Ahora, lejos de consagrar al ar­tista literario como el mesías nunca visto en nuestra historia Latinoame­ricana, éste si debe presentarse –y no solo presentarse sino ser– como un intelectual orgánico, como aquel que desde su función cognoscitiva ha de despertar la consciencia de los oprimidos y deberá hacer parte de su lucha, por medio de sus obras, siempre fieles a la realidad y a la ne­cesidad de transformación.

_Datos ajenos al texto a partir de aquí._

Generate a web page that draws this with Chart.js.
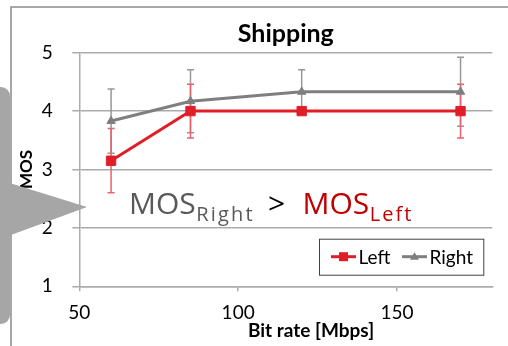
<!DOCTYPE html>
<html><head><meta charset="utf-8">
<script src="https://cdn.jsdelivr.net/npm/chart.js@4.4.1/dist/chart.umd.min.js"></script>
<style>html,body{margin:0;padding:0;background:#fff;overflow:hidden}#wrap{width:508px;height:346px;position:relative}</style>
</head><body><div id="wrap"><canvas id="c" width="508" height="346"></canvas></div>
<script>
// ---- data ----
const bitRates = [60, 85, 120, 170];
const leftMos = [3.15, 4.0, 4.0, 4.0];
const rightMos = [3.83, 4.17, 4.33, 4.33];
const leftErr = [0.55, 0.46, 0, 0.46];
const rightErr = [0.55, 0.54, 0.38, 0.59];
const xTicks = [50, 100, 150];
const yTicks = [1, 2, 3, 4, 5];
const seriesNames = ['Left', 'Right'];
const chartTitle = 'Shipping';
const xTitle = 'Bit rate [Mbps]';
const yTitle = 'MOS';

// ---- styles ----
const RED = '#E01E28', RED_ERR = '#E8626C';
const GRAY = '#7F7F7F', GRAY_ERR = '#979797';
const GRID = '#ABABAB';
const CAL = 'Lato, "Liberation Sans", sans-serif';
const SEG = '"Open Sans", "DejaVu Sans", sans-serif';

const errorBars = {
  id: 'errorBars',
  beforeDatasetsDraw(chart) {
    const ctx = chart.ctx, xs = chart.scales.x, ys = chart.scales.y;
    const order = [1, 0];
    order.forEach(di => {
      const ds = chart.data.datasets[di];
      ctx.save();
      ctx.strokeStyle = ds.errColor;
      ctx.lineWidth = 1.5;
      ds.data.forEach((p, i) => {
        const e = ds.errors[i];
        if (!e) return;
        const x = xs.getPixelForValue(p.x);
        const y1 = ys.getPixelForValue(p.y + e), y2 = ys.getPixelForValue(p.y - e);
        ctx.beginPath();
        ctx.moveTo(x, y1); ctx.lineTo(x, y2);
        ctx.moveTo(x - 3.5, y1); ctx.lineTo(x + 3.5, y1);
        ctx.moveTo(x - 3.5, y2); ctx.lineTo(x + 3.5, y2);
        ctx.stroke();
      });
      ctx.restore();
    });
  }
};

const decor = {
  id: 'decor',
  beforeDraw(chart) {
    const ctx = chart.ctx;
    ctx.save();
    ctx.fillStyle = '#fff';
    ctx.fillRect(0, 0, chart.width, chart.height);
    ctx.strokeStyle = '#8C8C8C';
    ctx.lineWidth = 1.5;
    ctx.beginPath();
    ctx.moveTo(11, chart.height); ctx.lineTo(11, 7); ctx.lineTo(chart.width, 7);
    ctx.stroke();
    ctx.restore();
  },
  afterDraw(chart) {
    const ctx = chart.ctx;
    ctx.save();
    // x axis title
    ctx.fillStyle = '#000';
    ctx.font = 'bold 19px ' + CAL;
    ctx.textAlign = 'center';
    ctx.textBaseline = 'alphabetic';
    ctx.fillText(xTitle, 311, 337);

    // legend
    const lx = 319, ly = 238.7, lw = 164.3, lh = 36;
    ctx.fillStyle = '#fff';
    ctx.fillRect(lx, ly, lw, lh);
    ctx.strokeStyle = '#404040';
    ctx.lineWidth = 1;
    ctx.strokeRect(lx + 0.5, ly + 0.5, lw, lh);
    const cy = ly + lh / 2;
    const items = [
      {x0: 331, x1: 356, tx: 358.5, ds: chart.data.datasets[0]},
      {x0: 402, x1: 427, tx: 429.5, ds: chart.data.datasets[1]}
    ];
    items.forEach(it => {
      ctx.strokeStyle = it.ds.borderColor;
      ctx.lineWidth = 3;
      ctx.beginPath(); ctx.moveTo(it.x0, cy); ctx.lineTo(it.x1, cy); ctx.stroke();
      ctx.fillStyle = it.ds.borderColor;
      const mx = (it.x0 + it.x1) / 2;
      if (it.ds.pointStyle === 'rect') {
        ctx.fillRect(mx - 4.5, cy - 4.5, 9, 9);
      } else {
        ctx.beginPath();
        ctx.moveTo(mx, cy - 4.5); ctx.lineTo(mx + 4.5, cy + 3); ctx.lineTo(mx - 4.5, cy + 3);
        ctx.closePath(); ctx.fill();
      }
      ctx.fillStyle = '#000';
      ctx.font = '19px ' + CAL;
      ctx.textAlign = 'left';
      ctx.fillText(it.ds.label, it.tx, 263.5);
    });

    // annotation text: MOS_Right > MOS_Left
    ctx.textAlign = 'left';
    const big = '30px ' + SEG, small = '20px ' + SEG;
    const drawMos = (x, color, sub, spacing) => {
      ctx.fillStyle = color;
      ctx.font = big;
      ctx.fillText('MOS', x, 213.5);
      const w = ctx.measureText('MOS').width;
      ctx.font = small;
      ctx.letterSpacing = spacing;
      ctx.fillText(sub, x + w + 0.5, 221);
      ctx.letterSpacing = '0px';
    };
    drawMos(129, '#595959', 'Right', '2.2px');
    ctx.fillStyle = '#000';
    ctx.font = big;
    ctx.fillText('>', 268, 213.5);
    drawMos(302.5, '#C00000', 'Left', '2px');

    // callout shape
    ctx.fillStyle = '#A6A6A6';
    ctx.beginPath();
    ctx.roundRect(-14, 87, 24, 237, 9);
    ctx.fill();
    ctx.beginPath();
    ctx.moveTo(0, 180); ctx.lineTo(87, 207); ctx.lineTo(0, 239);
    ctx.closePath();
    ctx.fill();
    ctx.restore();
  }
};

const toPts = ys => bitRates.map((x, i) => ({x: x, y: ys[i]}));

new Chart(document.getElementById('c'), {
  type: 'line',
  data: {
    datasets: [
      {label: seriesNames[0], data: toPts(leftMos), errors: leftErr, errColor: RED_ERR,
       borderColor: RED, backgroundColor: RED, borderWidth: 3, pointStyle: 'rect',
       pointRadius: 6.6, pointBorderWidth: 1, tension: 0},
      {label: seriesNames[1], data: toPts(rightMos), errors: rightErr, errColor: GRAY_ERR,
       borderColor: GRAY, backgroundColor: GRAY, borderWidth: 3, pointStyle: 'triangle',
       pointRadius: 4.8, pointBorderWidth: 1, tension: 0}
    ]
  },
  options: {
    responsive: false,
    animation: false,
    devicePixelRatio: 1,
    layout: {padding: {left: 0, right: 15.7, top: 0, bottom: 0}},
    plugins: {
      legend: {display: false},
      tooltip: {enabled: false},
      title: {display: true, text: chartTitle, fullSize: false, color: '#000',
        font: {family: CAL, size: 25, weight: 'bold'}, padding: {top: 18.8, bottom: 3.9}}
    },
    scales: {
      x: {
        type: 'linear', min: 50, max: 180,
        afterBuildTicks: s => { s.ticks = xTicks.map(v => ({value: v})); },
        afterFit: s => { s.height = 346 - 286.3; },
        grid: {display: true, drawOnChartArea: false, drawTicks: true, tickLength: 5, color: GRID, lineWidth: 1.5},
        border: {display: true, color: GRID, width: 1.5},
        ticks: {color: '#000', font: {family: CAL, size: 19}, padding: 10.5, maxRotation: 0, autoSkip: false}
      },
      y: {
        type: 'linear', min: 1, max: 5,
        afterBuildTicks: s => { s.ticks = yTicks.map(v => ({value: v})); },
        afterFit: s => { s.width = 79.3; },
        grid: {display: true, drawOnChartArea: true, drawTicks: true, tickLength: 7, color: GRID, lineWidth: 1.5},
        border: {display: true, color: GRID, width: 1.5},
        ticks: {color: '#000', font: {family: CAL, size: 19}, padding: 19.5},
        title: {display: true, text: yTitle, color: '#000', font: {family: CAL, size: 17, weight: 'bold'}, padding: {top: 16.3, bottom: 0}}
      }
    }
  },
  plugins: [decor, errorBars]
});
</script>
</body></html>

No olvidemos que en algún momento –1971–, un gran poeta, militante del Partido Comunista de Chile, mencionó las siguientes pa­labras, sin perjuicio de quien fuera su público,


El poeta no es un “pequeño dios”. No, no es un “pequeño dios”. No está signado por un destino cabalístico superior al de quienes ejercen otros meneste­res y oficios. A menudo expresé que el mejor poeta es el hombre que nos entrega el pan de cada día: el panadero más próximo, que no se cree dios. El cumple su majestuosa y humilde faena de amasar, meter al horno, do­rar y entregar el pan de cada día, con una obligación comunitaria. Y si el poeta llega a alcanzar esa sencilla conciencia, podrá tam­bién la sencilla conciencia con­vertirse en parte de una colosal artesanía, de una construcción simple o complicada, que es la construcción de la sociedad, la transformación de las condicio­nes que rodean al hombre, la entrega de la mercadería: pan, verdad, vino, sueños. Si el poeta se incorpora a esa nunca gastada lucha por consignar cada uno en manos de los otros su ración de compromiso, su dedicación y su ternura al trabajo común de cada día y de todos los hombres, el poeta tomará parte en el sudor, en el pan, en el vino, en el sueño de la humanidad entera. Sólo por ese camino inalienable de ser hombres comunes llegaremos a restituirle a la poesía al anchuro­so espacio que le van recortando en cada época, que le vamos re­cortando en cada época nosotros mismos. (Neruda, 1971).


Hágase extensiva la praxis del poeta a todos y todas aquellas que se atreven a arrogar la palabra en su oficio bajo el modelo de una obra. ¡Así sea!